--- begin ---
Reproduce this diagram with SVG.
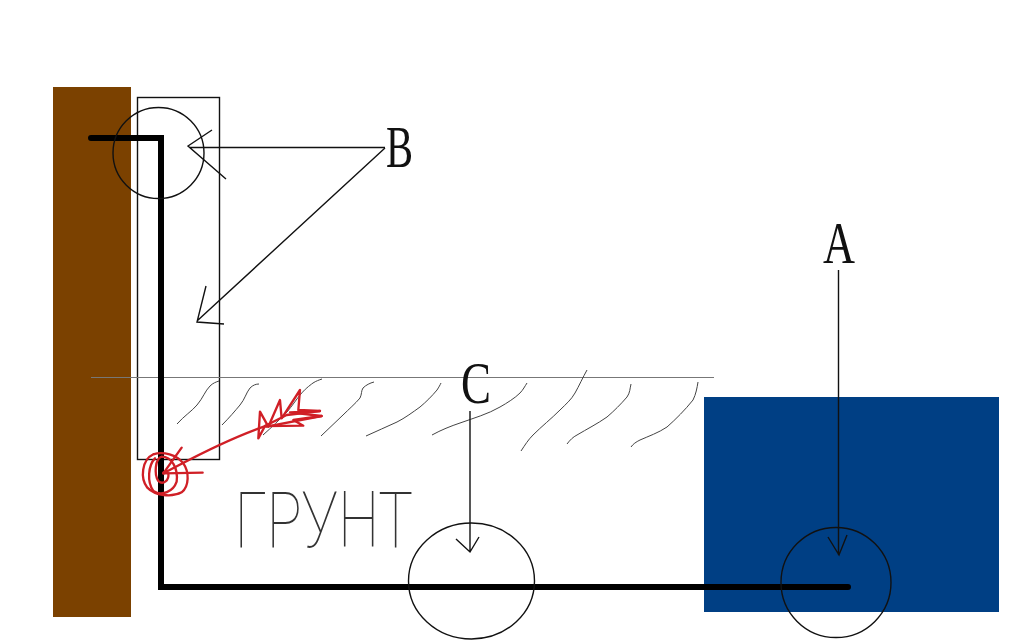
<svg xmlns="http://www.w3.org/2000/svg" width="1024" height="640" viewBox="0 0 1024 640">
<style>
.ln{fill:none;stroke:#111;stroke-width:1.4}
.hatch{fill:none;stroke:#444;stroke-width:1;stroke-linejoin:round}
.red{fill:none;stroke:#d01f26;stroke-width:7;stroke-linejoin:round;stroke-linecap:round}
.lab{font-family:"Liberation Serif",serif;font-size:60px;fill:#111}
</style>
<rect width="1024" height="640" fill="#fff"/>
<g id="wall"><rect x="53" y="87" width="78" height="530" fill="#7b4100"/></g>
<g id="water"><rect x="704" y="397" width="295" height="215" fill="#003f84"/></g>
<g id="box"><rect x="137.500" y="97.500" width="82" height="362" class="ln"/></g>
<g id="ground">
<line x1="91" y1="377.500" x2="714" y2="377.500" stroke="#777" stroke-width="1"/>
<path class="hatch" d="M177,424C184,416 192,411 197,405C203,398 205,391 210,386C213,383 216,382 219,381"/>
<path class="hatch" d="M222,425C229,418 235,411 240,405C245,399 246,393 250,388C253,385 256,384 259,384"/>
<path class="hatch" d="M263,435C271,428 280,419 287,412C292,406 296,400 300,395C305,389 309,386 313,383C316,381 319,380 322,379"/>
<path class="hatch" d="M321,436C328,429 336,422 343,415C349,409 355,404 360,398C362,394 361,391 363,388C366,385 370,383 374,382"/>
<path class="hatch" d="M366,436C376,431 387,427 397,422C405,418 413,412 420,407C426,402 432,396 437,390C439,387 440,385 441,383"/>
<path class="hatch" d="M432,435C441,430 451,426 460,423C474,418 488,414 500,407C507,403 515,398 520,393C523,390 525,386 527,383"/>
<path class="hatch" d="M521,451C525,445 528,440 533,435C542,426 551,419 560,410C566,404 571,400 575,393C579,386 583,377 587,370"/>
<path class="hatch" d="M567,444C570,440 573,437 577,435C587,429 597,424 607,417C614,411 621,404 627,397C630,393 630,388 631,384"/>
<path class="hatch" d="M631,447C633,444 636,442 640,440C649,436 658,433 667,427C676,419 685,410 693,400C696,394 697,388 698,382"/>
<text x="235" y="547" font-family="Roboto,sans-serif" font-weight="100" font-size="77" fill="#333" textLength="178" lengthAdjust="spacingAndGlyphs">ГРУНТ</text>
</g>
<g id="pipe"><path d="M91,138H161V587H848" fill="none" stroke="#000" stroke-width="6" stroke-linecap="round" stroke-linejoin="miter"/></g>
<g id="circle-b"><circle cx="158.500" cy="153" r="45.500" class="ln"/></g>
<g id="circle-c"><ellipse cx="471.500" cy="581" rx="63" ry="58" class="ln"/></g>
<g id="circle-a"><circle cx="836" cy="582.500" r="55" class="ln"/></g>
<g id="connectors">
<path class="ln" d="M385,147.500H190M212,130L188,146L226,179"/>
<path class="ln" d="M385,148L197,321M206,286L197,322L224,324"/>
<path class="ln" d="M470,411V552M456,539L470,552L479,537"/>
<path class="ln" d="M838.500,270V555M828,537L839,555L847,535"/>
</g>
<g id="label-a"><text class="lab" x="823" y="263" textLength="32" lengthAdjust="spacingAndGlyphs">A</text></g>
<g id="label-b"><text class="lab" x="386" y="167" textLength="27" lengthAdjust="spacingAndGlyphs">B</text></g>
<g id="label-c"><text class="lab" x="461" y="403" textLength="30" lengthAdjust="spacingAndGlyphs">C</text></g>
<g id="red-mark" transform="translate(130 365) scale(.3333)">
<path class="red" d="M70,268C100,258 140,270 160,295C178,320 178,365 155,382C125,398 75,392 52,368C30,340 35,285 70,268"/>
<path class="red" d="M75,280C55,300 50,350 70,378C95,395 130,380 140,350C145,310 125,275 95,275C75,280 72,330 85,348C100,362 118,345 115,325"/>
<path class="red" d="M155,248L125,290L100,325L218,323M100,325C160,295 270,230 410,182"/>
<path class="red" d="M385,220L390,140L415,185L450,105L455,160L510,75L505,135L570,138L480,142L575,153L490,165L520,182L405,183L385,220"/>
<path class="red" d="M405,183L470,150L570,138M410,185L575,153"/>
<circle cx="101" cy="324" r="5" fill="#d01f26"/>
</g>
</svg>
--- end ---
• TASK DETAILS: Using the material above, set down every line exactly, but skip the pictures.

• TASK SOLUTION:
Reproduce this diagram with SVG.
<svg xmlns="http://www.w3.org/2000/svg" width="1024" height="640" viewBox="0 0 1024 640">
<style>
.ln{fill:none;stroke:#111;stroke-width:1.4}
.hatch{fill:none;stroke:#444;stroke-width:1;stroke-linejoin:round}
.red{fill:none;stroke:#d01f26;stroke-width:7;stroke-linejoin:round;stroke-linecap:round}
.lab{font-family:"Liberation Serif",serif;font-size:60px;fill:#111}
</style>
<rect width="1024" height="640" fill="#fff"/>
<g id="wall"><rect x="53" y="87" width="78" height="530" fill="#7b4100"/></g>
<g id="water"><rect x="704" y="397" width="295" height="215" fill="#003f84"/></g>
<g id="box"><rect x="137.500" y="97.500" width="82" height="362" class="ln"/></g>
<g id="ground">
<line x1="91" y1="377.500" x2="714" y2="377.500" stroke="#777" stroke-width="1"/>
<path class="hatch" d="M177,424C184,416 192,411 197,405C203,398 205,391 210,386C213,383 216,382 219,381"/>
<path class="hatch" d="M222,425C229,418 235,411 240,405C245,399 246,393 250,388C253,385 256,384 259,384"/>
<path class="hatch" d="M263,435C271,428 280,419 287,412C292,406 296,400 300,395C305,389 309,386 313,383C316,381 319,380 322,379"/>
<path class="hatch" d="M321,436C328,429 336,422 343,415C349,409 355,404 360,398C362,394 361,391 363,388C366,385 370,383 374,382"/>
<path class="hatch" d="M366,436C376,431 387,427 397,422C405,418 413,412 420,407C426,402 432,396 437,390C439,387 440,385 441,383"/>
<path class="hatch" d="M432,435C441,430 451,426 460,423C474,418 488,414 500,407C507,403 515,398 520,393C523,390 525,386 527,383"/>
<path class="hatch" d="M521,451C525,445 528,440 533,435C542,426 551,419 560,410C566,404 571,400 575,393C579,386 583,377 587,370"/>
<path class="hatch" d="M567,444C570,440 573,437 577,435C587,429 597,424 607,417C614,411 621,404 627,397C630,393 630,388 631,384"/>
<path class="hatch" d="M631,447C633,444 636,442 640,440C649,436 658,433 667,427C676,419 685,410 693,400C696,394 697,388 698,382"/>
<text x="235" y="547" font-family="Roboto,sans-serif" font-weight="100" font-size="77" fill="#333" textLength="178" lengthAdjust="spacingAndGlyphs">ГРУНТ</text>
</g>
<g id="pipe"><path d="M91,138H161V587H848" fill="none" stroke="#000" stroke-width="6" stroke-linecap="round" stroke-linejoin="miter"/></g>
<g id="circle-b"><circle cx="158.500" cy="153" r="45.500" class="ln"/></g>
<g id="circle-c"><ellipse cx="471.500" cy="581" rx="63" ry="58" class="ln"/></g>
<g id="circle-a"><circle cx="836" cy="582.500" r="55" class="ln"/></g>
<g id="connectors">
<path class="ln" d="M385,147.500H190M212,130L188,146L226,179"/>
<path class="ln" d="M385,148L197,321M206,286L197,322L224,324"/>
<path class="ln" d="M470,411V552M456,539L470,552L479,537"/>
<path class="ln" d="M838.500,270V555M828,537L839,555L847,535"/>
</g>
<g id="label-a"><text class="lab" x="823" y="263" textLength="32" lengthAdjust="spacingAndGlyphs">A</text></g>
<g id="label-b"><text class="lab" x="386" y="167" textLength="27" lengthAdjust="spacingAndGlyphs">B</text></g>
<g id="label-c"><text class="lab" x="461" y="403" textLength="30" lengthAdjust="spacingAndGlyphs">C</text></g>
<g id="red-mark" transform="translate(130 365) scale(.3333)">
<path class="red" d="M70,268C100,258 140,270 160,295C178,320 178,365 155,382C125,398 75,392 52,368C30,340 35,285 70,268"/>
<path class="red" d="M75,280C55,300 50,350 70,378C95,395 130,380 140,350C145,310 125,275 95,275C75,280 72,330 85,348C100,362 118,345 115,325"/>
<path class="red" d="M155,248L125,290L100,325L218,323M100,325C160,295 270,230 410,182"/>
<path class="red" d="M385,220L390,140L415,185L450,105L455,160L510,75L505,135L570,138L480,142L575,153L490,165L520,182L405,183L385,220"/>
<path class="red" d="M405,183L470,150L570,138M410,185L575,153"/>
<circle cx="101" cy="324" r="5" fill="#d01f26"/>
</g>
</svg>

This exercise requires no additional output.